As control engineers, we tend to think that keeping the process running is our only job, but just because the process is operating doesn't mean that the plant is operating. A larger issue also needs to be addressed when using IT systems in manufacturing operations. That issue is a system architecture designed for IT failures.

The need for a robust system architecture was made obvious in 2003 when the MSBlast and LoveBug worms shut down IT systems around the world. These events revealed two types of manufacturing companies; those that continued production and those that had to shut down because of the worms or the IT response to the worms. Some companies were able to "raise the drawbridge" and continue production by disconnecting their operational systems from their business systems. Other companies could not separate their business and operational systems and had to shut down production. These responses illustrated the difference between tightly coupled systems and loosely coupled systems and between global systems and local systems.

Many IT departments have an unspoken bias to tightly coupled global systems because such systems are generally easier to build and maintain. For example, maintaining a single global instance of a document management system is easier than maintaining one instance per site. In addition, if connections are needed to other systems, it is easier to hardcode a tight synchronous connection than design and implement a standard-based asynchronous connection.

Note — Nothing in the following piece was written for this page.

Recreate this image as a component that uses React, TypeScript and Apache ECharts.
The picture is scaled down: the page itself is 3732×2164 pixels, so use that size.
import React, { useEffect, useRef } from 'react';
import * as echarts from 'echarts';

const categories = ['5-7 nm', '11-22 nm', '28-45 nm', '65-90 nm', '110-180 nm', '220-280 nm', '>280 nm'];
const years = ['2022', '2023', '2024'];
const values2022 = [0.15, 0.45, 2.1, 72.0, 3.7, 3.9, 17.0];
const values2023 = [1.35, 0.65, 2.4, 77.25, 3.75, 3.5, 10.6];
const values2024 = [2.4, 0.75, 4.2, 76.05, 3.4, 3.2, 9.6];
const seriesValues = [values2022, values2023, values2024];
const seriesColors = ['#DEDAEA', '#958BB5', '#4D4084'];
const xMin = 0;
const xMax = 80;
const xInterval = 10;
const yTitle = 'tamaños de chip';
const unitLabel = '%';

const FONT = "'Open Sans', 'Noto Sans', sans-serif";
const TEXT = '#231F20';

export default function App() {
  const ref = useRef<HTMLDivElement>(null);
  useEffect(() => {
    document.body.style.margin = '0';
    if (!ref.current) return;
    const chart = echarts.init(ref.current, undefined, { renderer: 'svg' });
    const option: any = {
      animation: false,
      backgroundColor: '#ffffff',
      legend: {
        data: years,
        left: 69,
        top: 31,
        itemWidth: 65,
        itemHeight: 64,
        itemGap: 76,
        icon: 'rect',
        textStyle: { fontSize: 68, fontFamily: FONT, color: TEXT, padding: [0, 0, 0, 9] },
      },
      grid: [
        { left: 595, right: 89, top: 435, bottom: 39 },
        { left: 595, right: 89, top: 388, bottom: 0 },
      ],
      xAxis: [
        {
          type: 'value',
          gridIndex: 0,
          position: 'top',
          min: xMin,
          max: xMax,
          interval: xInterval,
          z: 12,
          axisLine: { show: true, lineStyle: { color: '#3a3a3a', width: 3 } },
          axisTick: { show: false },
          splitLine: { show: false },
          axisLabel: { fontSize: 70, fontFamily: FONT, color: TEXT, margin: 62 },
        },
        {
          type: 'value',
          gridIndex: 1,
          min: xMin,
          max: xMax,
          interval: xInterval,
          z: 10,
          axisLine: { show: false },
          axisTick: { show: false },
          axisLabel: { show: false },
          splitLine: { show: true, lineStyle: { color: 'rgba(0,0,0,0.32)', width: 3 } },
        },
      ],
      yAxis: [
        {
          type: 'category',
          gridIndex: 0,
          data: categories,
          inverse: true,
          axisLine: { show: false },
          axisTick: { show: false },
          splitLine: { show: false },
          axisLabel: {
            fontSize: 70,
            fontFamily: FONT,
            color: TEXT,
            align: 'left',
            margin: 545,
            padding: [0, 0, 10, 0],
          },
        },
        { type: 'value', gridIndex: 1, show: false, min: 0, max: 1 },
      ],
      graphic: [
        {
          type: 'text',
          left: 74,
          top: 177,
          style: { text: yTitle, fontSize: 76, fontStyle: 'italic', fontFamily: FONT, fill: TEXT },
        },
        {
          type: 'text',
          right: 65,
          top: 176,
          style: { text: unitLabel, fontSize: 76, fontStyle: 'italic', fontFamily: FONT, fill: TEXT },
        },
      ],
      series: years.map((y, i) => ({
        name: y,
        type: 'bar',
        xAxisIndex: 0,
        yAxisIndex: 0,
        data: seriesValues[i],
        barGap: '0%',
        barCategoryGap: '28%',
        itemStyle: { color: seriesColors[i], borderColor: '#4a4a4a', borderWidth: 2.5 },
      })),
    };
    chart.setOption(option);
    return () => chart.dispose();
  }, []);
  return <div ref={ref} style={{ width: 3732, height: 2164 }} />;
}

When everything is working, tightly coupled global systems are fine, but when things go wrong, the effect can be catastrophic. The best approach to system design should be to emulate the well-known saying, "Expect the best, but plan for the worst."

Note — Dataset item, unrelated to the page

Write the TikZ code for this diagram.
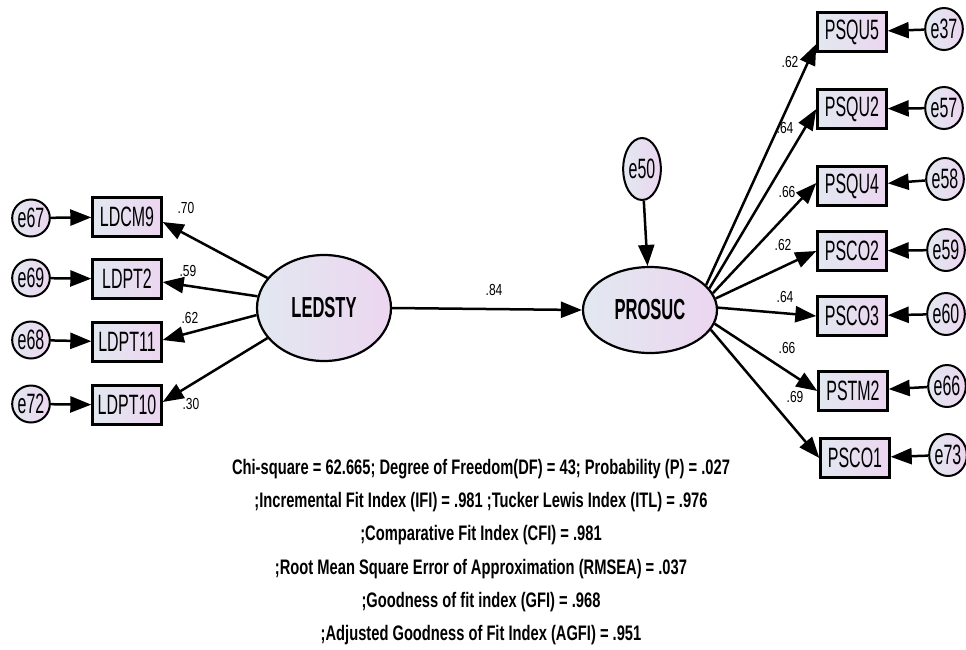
\documentclass[tikz,border=0pt]{standalone}
\usepackage{fontspec}
\setmainfont{Liberation Sans}
\newfontfamily\nodefnt{Liberation Sans}[FakeStretch=0.57]
\newfontfamily\coeffnt{Liberation Sans}[FakeStretch=0.75]
\newfontfamily\fitfnt{Liberation Sans}[FakeStretch=0.70]
\usetikzlibrary{arrows.meta,shapes.geometric}
\definecolor{fillL}{RGB}{226,232,240}
\definecolor{fillR}{RGB}{236,214,240}
\tikzset{
  obs/.style={draw=black, line width=2.4pt, left color=fillL, right color=fillR,
    minimum width=69pt, minimum height=39pt, inner sep=0pt, font=\nodefnt\fontsize{28}{28}\selectfont},
  err/.style={ellipse, draw=black, line width=2pt, left color=fillL, right color=fillR,
    minimum width=33pt, minimum height=37pt, inner sep=0pt, font=\nodefnt\fontsize{28}{28}\selectfont},
  errR/.style={err, minimum width=31pt, minimum height=42pt},
  lat/.style={ellipse, draw=black, line width=2.2pt, left color=fillL, right color=fillR,
    inner sep=0pt, font=\nodefnt\bfseries\fontsize{29}{29}\selectfont},
  coef/.style={inner sep=0pt, font=\coeffnt\fontsize{16}{16}\selectfont},
  arr/.style={line width=2.5pt, -{Triangle[length=21pt,width=16pt]}}
}
\begin{document}
\begin{tikzpicture}[x=1pt,y=-1pt]
\useasboundingbox (0,0) rectangle (966,649);
% latent variables
\node[lat, minimum width=134pt, minimum height=106pt] (LEDSTY) at (324,308) {LEDSTY};
\node[lat, minimum width=134pt, minimum height=86pt] (PROSUC) at (650,310) {PROSUC};
\node[err, minimum width=35pt, minimum height=62pt] (e50) at (642,169) {e50};
% left indicators
\node[obs] (LDCM9) at (127,217) {LDCM9};
\node[obs] (LDPT2) at (127,279) {LDPT2};
\node[obs] (LDPT11) at (127,342) {LDPT11};
\node[obs] (LDPT10) at (127,405) {LDPT10};
\node[err] (e67) at (31,218) {e67};
\node[err] (e69) at (31,278) {e69};
\node[err] (e68) at (31,340) {e68};
\node[err] (e72) at (31,404) {e72};
% right indicators
\node[obs] (PSQU5) at (852,32) {PSQU5};
\node[obs] (PSQU2) at (852,109) {PSQU2};
\node[obs] (PSQU4) at (852,186) {PSQU4};
\node[obs] (PSCO2) at (852,251) {PSCO2};
\node[obs] (PSCO3) at (852,316) {PSCO3};
\node[obs] (PSTM2) at (853,391) {PSTM2};
\node[obs] (PSCO1) at (855,458) {PSCO1};
\node[errR] (e37) at (944,29) {e37};
\node[errR] (e57) at (944,108) {e57};
\node[errR] (e58) at (945,179) {e58};
\node[errR] (e59) at (946,250) {e59};
\node[errR] (e60) at (946,314) {e60};
\node[errR] (e66) at (947,386) {e66};
\node[errR] (e73) at (948,455) {e73};
% error arrows
\foreach \e/\b in {e67/LDCM9,e69/LDPT2,e68/LDPT11,e72/LDPT10,e37/PSQU5,e57/PSQU2,e58/PSQU4,e59/PSCO2,e60/PSCO3,e66/PSTM2,e73/PSCO1}
  \draw[arr] (\e) -- (\b);
\draw[arr] (e50) -- (PROSUC);
% structural path
\draw[arr] (LEDSTY.east) -- (PROSUC.west);
% loadings left
\draw[arr] (LEDSTY.152) -- ([yshift=-5pt]LDCM9.east);
\draw[arr] (LEDSTY.170) -- ([yshift=-3pt]LDPT2.east);
\draw[arr] (LEDSTY.186) -- ([yshift=2pt]LDPT11.east);
\draw[arr] (LEDSTY.208) -- ([yshift=3pt]LDPT10.east);
% loadings right
\draw[arr] (PROSUC.24) -- ([yshift=-12pt]PSQU5.west);
\draw[arr] (PROSUC.20) -- (PSQU2.west);
\draw[arr] (PROSUC.15) -- ([yshift=3pt]PSQU4.west);
\draw[arr] (PROSUC.10) -- (PSCO2.west);
\draw[arr] (PROSUC.2) -- (PSCO3.west);
\draw[arr] (PROSUC.-12) -- (PSTM2.west);
\draw[arr] (PROSUC.-18) -- (PSCO1.west);
% coefficients
\node[coef] (c1) at (186,208) {.70};
\node[coef] (c2) at (188,271) {.59};
\node[coef] (c3) at (190,318) {.62};
\node[coef] (c4) at (191,404) {.30};
\node[coef] (c5) at (494,290) {.84};
\node[coef] (c6) at (790,62) {.62};
\node[coef] (c7) at (785,128) {.64};
\node[coef] (c8) at (787,192) {.66};
\node[coef] (c9) at (783,245) {.62};
\node[coef] (c10) at (785,297) {.64};
\node[coef] (c11) at (787,348) {.66};
\node[coef] (c12) at (795,397) {.69};
% fit indices
\node[align=center, inner sep=0pt, font=\fitfnt\bfseries\fontsize{21}{33.2}\selectfont] (fit) at (481,552)
 {Chi-square = 62.665; Degree of Freedom(DF) = 43; Probability (P) = .027\\
 ;Incremental Fit Index (IFI) = .981 ;Tucker Lewis Index (ITL) = .976\\
 ;Comparative Fit Index (CFI) = .981\\
 ;Root Mean Square Error of Approximation (RMSEA) = .037\\
 ;Goodness of fit index (GFI) = .968\\
 ;Adjusted Goodness of Fit Index (AGFI) = .951};
\end{tikzpicture}
\end{document}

Companies that require absolutely reliable systems, such as banks and other financial institutions, will often set up separate servers, networks, and support organizations for the critical systems. These are separate from the normal business systems supporting HR, purchasing, and logistics. This same approach is required for manufacturing companies when the IT systems are critical to maintaining plant operations.

One of the first steps in this approach is to identify the systems critical to operations. Every system in use by operations needs to be examined. For example, if a company is using a centralized configuration management server for controlling all changes to PLC code, then when that system becomes unavailable, the maintenance group may be unable to make any emergency maintenance changes in PLC code during an IT outage. Another example of a critical system may be a global license manager that grants right-to-use for software packages. If an IT outage occurs, then users may be unable to access displays, reports, or recipe management systems because they can't obtain the right-to-use license.

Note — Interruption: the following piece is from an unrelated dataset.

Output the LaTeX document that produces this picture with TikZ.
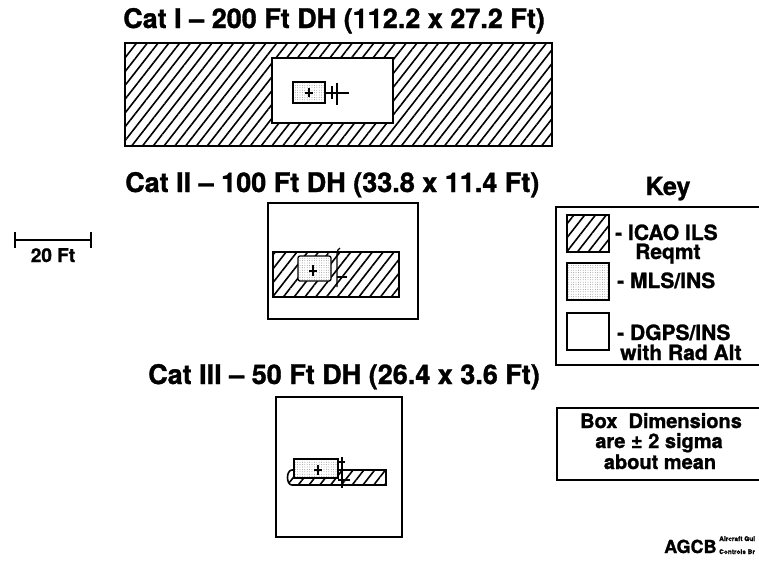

When designing manufacturing systems to withstand IT failure, a good approach is to use local systems instead of global systems. This eliminates outages because of WAN failures, which were a major cause of plant shutdowns during the MSBlast attack. Multiple local systems are more expensive to maintain, but are much more robust in the face of failures.

Another good approach for designing robust systems is to use system interfaces that are asynchronous and buffered. This approach allows for temporary loss of communications or system failures, without causing cascaded system failures. Interfaces based on messaging systems are especially robust in the face of network and application failures. These interfaces should be the default choice for systems that do not need real-time synchronous communication.

Fortunately, not all solutions to robust operations in the face of IT outages need to be technology oriented. Phone lists and faxes can be used to collect critical decision information, and paper backup systems can be used to record critical information. However, the worst situation is to design an operational system based on the assumption that there will be no failures in network infrastructure or in IT applications.